Madagascar vehicles market falls slightly due to the global pandemic affecting sales. Indeed, Full Year 2020 sales are 1.751, down 7.8% compared to 2019. Renault falls 14.1% and loses 1.4% share.
Madagascar is a mostly unregulated economy with many untapped natural resources, but no capital markets, a weak judicial system, poorly enforced contracts, and rampant government corruption.
The country faces challenges to improve education, healthcare, and the environment to boost long-term economic growth. Agriculture, including fishing and forestry, is a mainstay of the economy, accounting for more than one-fourth of GDP and employing roughly 80% of the population.

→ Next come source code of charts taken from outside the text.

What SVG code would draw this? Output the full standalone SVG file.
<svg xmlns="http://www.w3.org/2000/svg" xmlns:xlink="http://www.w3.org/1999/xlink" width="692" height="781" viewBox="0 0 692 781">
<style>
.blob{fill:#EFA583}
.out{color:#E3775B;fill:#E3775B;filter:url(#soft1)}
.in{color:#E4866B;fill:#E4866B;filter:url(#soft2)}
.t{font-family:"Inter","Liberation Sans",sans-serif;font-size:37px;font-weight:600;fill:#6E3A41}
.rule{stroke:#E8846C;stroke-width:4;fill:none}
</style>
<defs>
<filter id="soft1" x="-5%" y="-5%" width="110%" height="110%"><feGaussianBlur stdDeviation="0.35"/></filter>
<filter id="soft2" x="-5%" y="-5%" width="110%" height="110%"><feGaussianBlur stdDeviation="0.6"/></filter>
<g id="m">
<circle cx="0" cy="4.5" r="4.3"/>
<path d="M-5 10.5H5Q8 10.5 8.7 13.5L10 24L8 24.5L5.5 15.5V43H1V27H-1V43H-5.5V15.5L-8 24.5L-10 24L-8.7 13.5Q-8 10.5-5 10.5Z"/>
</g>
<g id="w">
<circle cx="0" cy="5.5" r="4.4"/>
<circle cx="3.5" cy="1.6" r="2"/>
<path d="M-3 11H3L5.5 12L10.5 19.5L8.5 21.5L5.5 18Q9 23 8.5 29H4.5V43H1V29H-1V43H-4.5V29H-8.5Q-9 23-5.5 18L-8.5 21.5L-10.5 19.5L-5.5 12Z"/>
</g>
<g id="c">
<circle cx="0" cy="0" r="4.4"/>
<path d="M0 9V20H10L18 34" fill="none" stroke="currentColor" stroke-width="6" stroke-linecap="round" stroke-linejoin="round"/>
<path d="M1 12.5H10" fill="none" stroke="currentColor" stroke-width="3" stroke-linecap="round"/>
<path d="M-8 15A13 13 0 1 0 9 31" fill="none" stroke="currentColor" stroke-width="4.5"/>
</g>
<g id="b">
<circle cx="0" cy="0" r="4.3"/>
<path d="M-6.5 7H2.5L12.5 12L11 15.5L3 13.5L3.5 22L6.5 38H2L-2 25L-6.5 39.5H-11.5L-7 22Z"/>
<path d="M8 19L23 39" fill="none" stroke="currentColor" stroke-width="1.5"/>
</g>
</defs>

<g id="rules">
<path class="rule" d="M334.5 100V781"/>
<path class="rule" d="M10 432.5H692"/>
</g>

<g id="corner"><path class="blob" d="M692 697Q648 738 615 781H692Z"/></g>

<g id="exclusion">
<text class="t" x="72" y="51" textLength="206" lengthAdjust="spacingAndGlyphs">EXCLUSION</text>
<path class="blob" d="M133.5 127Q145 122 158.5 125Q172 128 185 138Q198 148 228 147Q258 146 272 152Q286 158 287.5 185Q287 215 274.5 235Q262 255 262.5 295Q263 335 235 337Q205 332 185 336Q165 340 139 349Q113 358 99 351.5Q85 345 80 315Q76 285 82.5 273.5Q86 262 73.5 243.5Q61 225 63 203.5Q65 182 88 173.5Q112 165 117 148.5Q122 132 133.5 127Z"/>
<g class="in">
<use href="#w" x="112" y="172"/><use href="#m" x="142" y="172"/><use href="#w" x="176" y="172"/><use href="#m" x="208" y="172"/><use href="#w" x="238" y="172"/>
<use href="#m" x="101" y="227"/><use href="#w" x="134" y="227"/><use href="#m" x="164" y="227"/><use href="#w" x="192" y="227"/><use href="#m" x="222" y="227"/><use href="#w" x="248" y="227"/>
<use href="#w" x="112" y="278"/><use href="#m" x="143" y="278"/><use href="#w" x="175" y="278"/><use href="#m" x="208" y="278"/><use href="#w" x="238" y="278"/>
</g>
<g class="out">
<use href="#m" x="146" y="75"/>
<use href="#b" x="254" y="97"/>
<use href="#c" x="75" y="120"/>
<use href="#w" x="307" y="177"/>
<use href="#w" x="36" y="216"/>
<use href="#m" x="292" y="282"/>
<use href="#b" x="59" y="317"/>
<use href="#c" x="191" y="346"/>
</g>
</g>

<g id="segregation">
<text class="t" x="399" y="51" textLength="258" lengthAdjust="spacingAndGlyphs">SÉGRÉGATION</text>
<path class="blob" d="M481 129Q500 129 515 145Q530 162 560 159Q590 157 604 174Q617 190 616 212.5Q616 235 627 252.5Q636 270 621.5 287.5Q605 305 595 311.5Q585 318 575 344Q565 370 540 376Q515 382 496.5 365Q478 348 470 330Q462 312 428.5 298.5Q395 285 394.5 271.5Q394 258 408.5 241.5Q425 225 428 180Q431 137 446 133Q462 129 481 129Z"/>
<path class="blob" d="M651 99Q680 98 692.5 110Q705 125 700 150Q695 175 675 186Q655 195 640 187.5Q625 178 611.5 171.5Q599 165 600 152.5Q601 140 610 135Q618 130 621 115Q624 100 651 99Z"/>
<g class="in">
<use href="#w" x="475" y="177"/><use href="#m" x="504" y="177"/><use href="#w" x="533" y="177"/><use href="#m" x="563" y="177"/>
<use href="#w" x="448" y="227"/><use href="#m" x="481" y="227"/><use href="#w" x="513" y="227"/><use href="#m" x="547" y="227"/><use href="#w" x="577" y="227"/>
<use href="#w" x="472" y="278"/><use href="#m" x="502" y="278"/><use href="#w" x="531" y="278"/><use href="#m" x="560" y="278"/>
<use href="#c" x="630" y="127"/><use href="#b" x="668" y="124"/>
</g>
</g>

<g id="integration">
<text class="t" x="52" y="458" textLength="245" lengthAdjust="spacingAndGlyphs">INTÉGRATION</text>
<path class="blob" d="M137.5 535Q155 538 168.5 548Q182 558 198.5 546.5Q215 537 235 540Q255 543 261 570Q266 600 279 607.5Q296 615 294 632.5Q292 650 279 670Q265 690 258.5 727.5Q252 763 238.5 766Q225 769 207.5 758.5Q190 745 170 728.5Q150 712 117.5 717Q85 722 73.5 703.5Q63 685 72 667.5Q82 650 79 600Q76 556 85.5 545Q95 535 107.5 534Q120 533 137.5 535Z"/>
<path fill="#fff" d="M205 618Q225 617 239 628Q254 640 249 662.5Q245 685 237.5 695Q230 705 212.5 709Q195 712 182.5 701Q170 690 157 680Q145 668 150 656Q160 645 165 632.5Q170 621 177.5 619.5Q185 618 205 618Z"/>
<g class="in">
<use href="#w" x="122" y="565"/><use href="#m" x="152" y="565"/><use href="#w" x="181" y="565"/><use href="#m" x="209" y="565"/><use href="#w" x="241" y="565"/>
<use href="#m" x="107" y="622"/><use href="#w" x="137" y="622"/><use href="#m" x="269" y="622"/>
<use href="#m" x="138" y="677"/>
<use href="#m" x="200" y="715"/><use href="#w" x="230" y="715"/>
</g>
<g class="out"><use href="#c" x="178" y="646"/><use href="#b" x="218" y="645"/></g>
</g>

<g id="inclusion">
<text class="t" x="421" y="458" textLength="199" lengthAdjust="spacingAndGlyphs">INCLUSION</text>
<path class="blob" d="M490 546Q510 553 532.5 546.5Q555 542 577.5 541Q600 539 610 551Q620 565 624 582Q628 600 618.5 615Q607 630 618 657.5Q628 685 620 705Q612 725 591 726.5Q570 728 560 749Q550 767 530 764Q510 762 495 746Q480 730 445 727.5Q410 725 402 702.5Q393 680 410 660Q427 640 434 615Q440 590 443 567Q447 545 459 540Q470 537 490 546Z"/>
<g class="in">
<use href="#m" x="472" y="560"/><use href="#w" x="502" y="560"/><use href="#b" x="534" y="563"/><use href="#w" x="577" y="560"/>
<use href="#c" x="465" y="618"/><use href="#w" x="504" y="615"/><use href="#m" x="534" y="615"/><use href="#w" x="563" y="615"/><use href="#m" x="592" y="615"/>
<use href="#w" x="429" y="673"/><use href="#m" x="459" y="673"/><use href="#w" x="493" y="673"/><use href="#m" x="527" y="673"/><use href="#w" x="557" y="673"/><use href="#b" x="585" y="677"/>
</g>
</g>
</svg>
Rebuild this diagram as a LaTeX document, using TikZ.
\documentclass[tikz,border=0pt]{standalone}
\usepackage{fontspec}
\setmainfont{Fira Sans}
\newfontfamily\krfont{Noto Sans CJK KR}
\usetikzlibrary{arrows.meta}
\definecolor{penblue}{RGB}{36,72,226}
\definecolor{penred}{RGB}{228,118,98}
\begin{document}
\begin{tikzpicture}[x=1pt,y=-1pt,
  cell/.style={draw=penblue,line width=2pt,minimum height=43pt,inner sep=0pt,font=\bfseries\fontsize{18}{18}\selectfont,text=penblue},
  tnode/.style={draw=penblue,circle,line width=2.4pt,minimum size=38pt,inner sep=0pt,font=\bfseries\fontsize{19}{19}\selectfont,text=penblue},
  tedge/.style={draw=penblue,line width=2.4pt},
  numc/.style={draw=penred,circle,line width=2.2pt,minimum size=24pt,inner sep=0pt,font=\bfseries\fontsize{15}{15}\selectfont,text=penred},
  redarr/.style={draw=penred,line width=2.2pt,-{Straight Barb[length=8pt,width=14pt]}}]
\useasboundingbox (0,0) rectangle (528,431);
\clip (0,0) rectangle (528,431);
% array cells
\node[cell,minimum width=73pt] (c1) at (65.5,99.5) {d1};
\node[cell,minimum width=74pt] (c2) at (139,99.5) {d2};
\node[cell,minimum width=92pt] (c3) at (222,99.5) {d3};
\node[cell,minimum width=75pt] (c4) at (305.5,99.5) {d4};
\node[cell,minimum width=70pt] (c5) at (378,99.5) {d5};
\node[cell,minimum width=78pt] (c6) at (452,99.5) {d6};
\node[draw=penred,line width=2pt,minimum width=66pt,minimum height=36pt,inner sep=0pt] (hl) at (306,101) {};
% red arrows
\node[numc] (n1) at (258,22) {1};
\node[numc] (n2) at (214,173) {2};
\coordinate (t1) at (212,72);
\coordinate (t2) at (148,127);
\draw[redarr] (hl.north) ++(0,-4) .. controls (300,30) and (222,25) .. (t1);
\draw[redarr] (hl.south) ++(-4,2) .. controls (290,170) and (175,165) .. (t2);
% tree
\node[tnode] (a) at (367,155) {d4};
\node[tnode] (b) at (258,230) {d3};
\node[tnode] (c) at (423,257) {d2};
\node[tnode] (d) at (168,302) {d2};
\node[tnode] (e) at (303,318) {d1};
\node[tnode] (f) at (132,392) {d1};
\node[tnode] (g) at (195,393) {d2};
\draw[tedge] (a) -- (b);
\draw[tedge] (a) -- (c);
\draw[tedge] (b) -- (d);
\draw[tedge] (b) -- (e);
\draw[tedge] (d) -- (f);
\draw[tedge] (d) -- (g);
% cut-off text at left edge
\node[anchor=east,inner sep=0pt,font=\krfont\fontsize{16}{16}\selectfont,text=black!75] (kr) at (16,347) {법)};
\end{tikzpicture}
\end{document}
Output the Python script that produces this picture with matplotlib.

The Madagascar vehicle market has been affected in 2020 by the global COVID-19 pandemic, which impacted sales.
Madagascar’s vehicle market has been characterized by an unstable trend in recent years. Indeed, after being hit by a large drop in 2016 the market immediately recovered, bouncing back in 2017 at 2.126 units. However, in the following years registrations started declining, and in 2018 fell 6.2% at 1.995 units.
In 2019, signed the second consecutive year of decline. Indeed, Full-year sales have been 1.894, down 5.1% from the previous year.
Full-Year sales for 2020 have been 1.751, reporting a 7.8% decrease compared to 2019.
Brand-wise, this year the leader Toyota (+6.2%) gained 3.2% market share, followed by Renault (-14.1%), which lost 1.4% share. Nissan (-0.6%) was in the third position and gained 0.7% market share.
The most sold model in the country remains the Toyota Hilux with 270 sales (+12.5%), holding 15.4% market share.